In the case at bar the principal obligor on the bond was enabled by means of it to retain possession of the premises. At the time of the'trial below, in February, 1901, he had occupied them for nearly three years following the execution of the bond. As one condition of the bond sought to be enforced was payment of rent, it will be seen that the obligor’s promise was supported by a sufficient consideration, and this, without taking into account the fact that he also obtained pro forma, at least, a review of the justice’s judgment in the district court. Indeed, it can not be doubted that if the instrument in controversy be denied the character of a bond at all and be treated simply as an agreement to pay rent in consideration of the occupancy of the premises, recovery must be allowed. We can reach no other conclusion than that the case at bar belongs to the class, above reviewed, where the bond rests upon a consideration of its own and where the unconstitutionality of the statute can not affect the right of recovery.

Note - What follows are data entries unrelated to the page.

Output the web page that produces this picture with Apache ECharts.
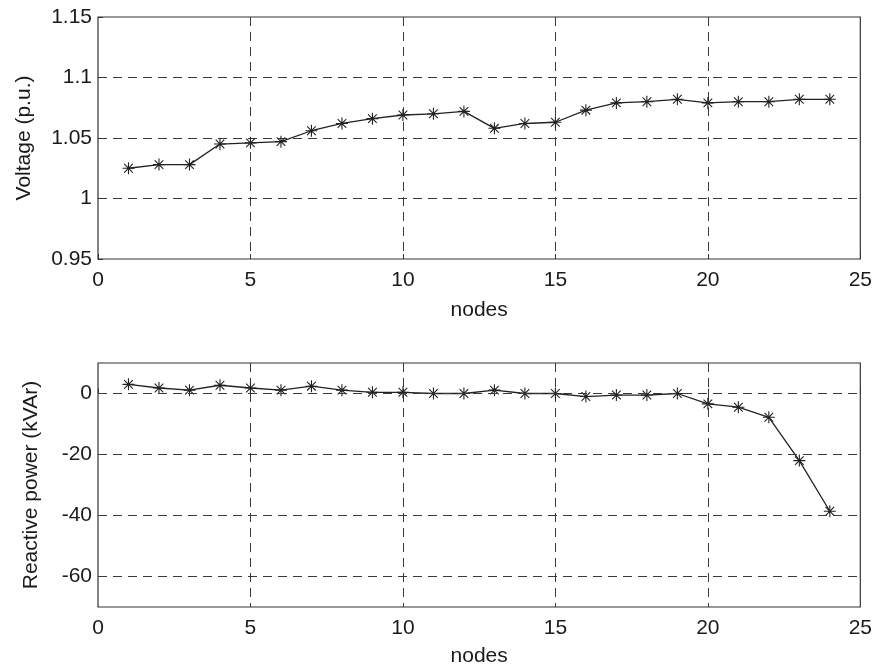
<!DOCTYPE html>
<html>
<head>
<meta charset="utf-8">
<script src="https://cdn.jsdelivr.net/npm/echarts@6/dist/echarts.min.js"></script>
<style>
  html, body { margin: 0; padding: 0; background: #fff; }
  #chart { width: 875px; height: 668px; }
</style>
</head>
<body>
<div id="chart"></div>
<script>
// nodes 1..24
var nodes = [1, 2, 3, 4, 5, 6, 7, 8, 9, 10, 11, 12, 13, 14, 15, 16, 17, 18, 19, 20, 21, 22, 23, 24];

// voltage per node (p.u.)
var voltage = [1.025, 1.028, 1.028, 1.045, 1.046, 1.047, 1.056, 1.062, 1.066, 1.069, 1.070, 1.072,
               1.058, 1.062, 1.063, 1.073, 1.079, 1.080, 1.082, 1.079, 1.080, 1.080, 1.082, 1.082];

// reactive power per node (kVAr)
var reactive = [3.0, 1.8, 1.1, 2.7, 1.8, 1.1, 2.4, 1.1, 0.4, 0.4, 0, 0,
                1.1, 0, 0, -1.0, -0.5, -0.5, 0, -3.4, -4.5, -7.8, -22, -38.6];

// tick labels of the lower y axis
var qTicks = [-60, -40, -20, 0];

var dom = document.getElementById('chart');
var myChart = echarts.init(dom);

var txt = { fontFamily: 'Liberation Sans', fontSize: 21, color: '#1a1a1a' };
var dash = { color: '#3a3a3a', type: [9, 6], width: 1 };
var star = 'path://M0 -5 L0 5 M-5 0 L5 0 M-3.6 -3.6 L3.6 3.6 M-3.6 3.6 L3.6 -3.6';

function pairs(ys) {
    return nodes.map(function (n, i) { return [n, ys[i]]; });
}

function xAxisFor(idx, gap) {
    return {
        type: 'value', gridIndex: idx, min: 0, max: 25, interval: 5,
        name: 'nodes', nameLocation: 'middle', nameGap: gap,
        nameTextStyle: txt,
        axisLine: { show: false },
        axisTick: { inside: true, length: 5, lineStyle: { color: '#333' } },
        axisLabel: Object.assign({ margin: 11 }, txt),
        splitLine: { show: true, showMinLine: false, showMaxLine: false, lineStyle: dash }
    };
}

option = {
    animation: false,
    grid: [
        { left: 98, right: 13, top: 17, height: 242, show: true, borderColor: '#333', borderWidth: 1.2 },
        { left: 98, right: 13, top: 363, height: 244, show: true, borderColor: '#333', borderWidth: 1.2 }
    ],
    xAxis: [xAxisFor(0, 41), xAxisFor(1, 39)],
    yAxis: [
        {
            type: 'value', gridIndex: 0, min: 0.95, max: 1.15, interval: 0.05,
            name: 'Voltage (p.u.)', nameLocation: 'middle', nameGap: 63,
            nameTextStyle: txt,
            axisLine: { show: false },
            axisTick: { inside: true, length: 5, lineStyle: { color: '#333' } },
            axisLabel: Object.assign({ margin: 6, formatter: function (v) { return String(+v.toFixed(2)); } }, txt),
            splitLine: { show: true, showMinLine: false, showMaxLine: false, lineStyle: dash }
        },
        {
            type: 'value', gridIndex: 1, min: -70, max: 10,
            name: 'Reactive power (kVAr)', nameLocation: 'middle', nameGap: 56,
            nameTextStyle: txt,
            axisLine: { show: false },
            axisTick: { inside: true, length: 5, customValues: qTicks, lineStyle: { color: '#333' } },
            axisLabel: Object.assign({ margin: 6, customValues: qTicks }, txt),
            splitLine: { show: false }
        }
    ],
    series: [
        {
            type: 'line', xAxisIndex: 0, yAxisIndex: 0,
            data: pairs(voltage),
            symbol: star, symbolSize: 12,
            itemStyle: { color: '#222', borderColor: '#222', borderWidth: 1.1 },
            lineStyle: { color: '#222', width: 1.3 }
        },
        {
            type: 'line', xAxisIndex: 1, yAxisIndex: 1,
            data: pairs(reactive),
            symbol: star, symbolSize: 12,
            itemStyle: { color: '#222', borderColor: '#222', borderWidth: 1.1 },
            lineStyle: { color: '#222', width: 1.3 },
            markLine: {
                silent: true, symbol: 'none', label: { show: false },
                lineStyle: dash,
                data: qTicks.map(function (v) { return { yAxis: v }; })
            }
        }
    ]
};

myChart.setOption(option);
</script>
</body>
</html>
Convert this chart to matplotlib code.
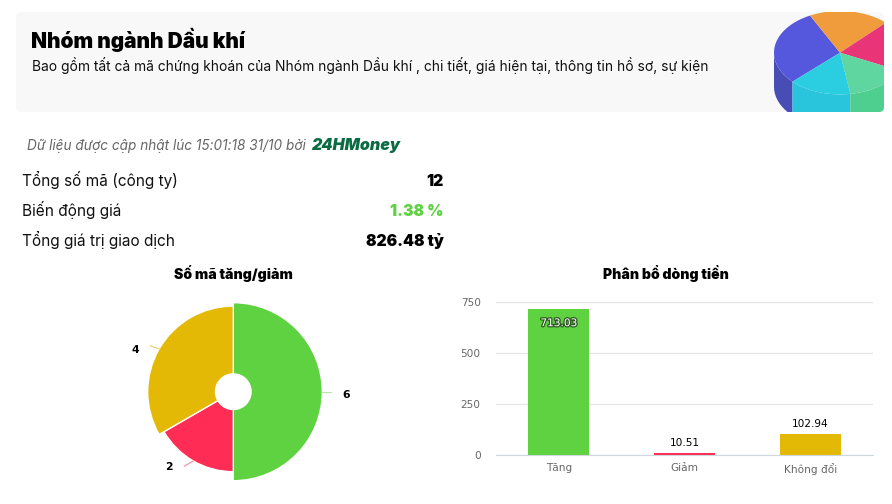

We are cited to Steele v. Crider, 61 Fed. Rep., 484, but so far as this holds that a bond given to perfect an appeal where none can be taken is invalid, it conflicts with Gudtner v. Kilpatrick, 14 Nebr., 347, and Love v. Rockwell, 1 Wis., 331. The same may be said of Jabine v. Oates, 115 Fed. Rep., 861. We are also cited to Caffrey v. Dudgeon, 38 Ind., 512, and State v. Winninger, 81 Ind., 51, holding that bonds taken by a justice of the peace in cases beyond *213his jurisdiction are void. The distinction between these cases and the one at bar is obvious. There the taking of the bond was, in effect, prohibited; for the justice was forbidden to act in matters beyond his jurisdiction. In this case the annulment of the statute merely leaves the bond without a statutory authority and does not make its execution illegal or leave it in any worse plight than if the statute had never been enacted. We therefore recommend that the judgment be affirmed.

Hastings and Kirkpatrick, CC., concur. By the Court:

For the reasons stated in the foregoing opinion, the judgment of the district court is

Affirmed.

37 Am. Dec., 246.

26 L. Ed., 187.

96 Am. Dec., 350.

37 Am. Dec., 246.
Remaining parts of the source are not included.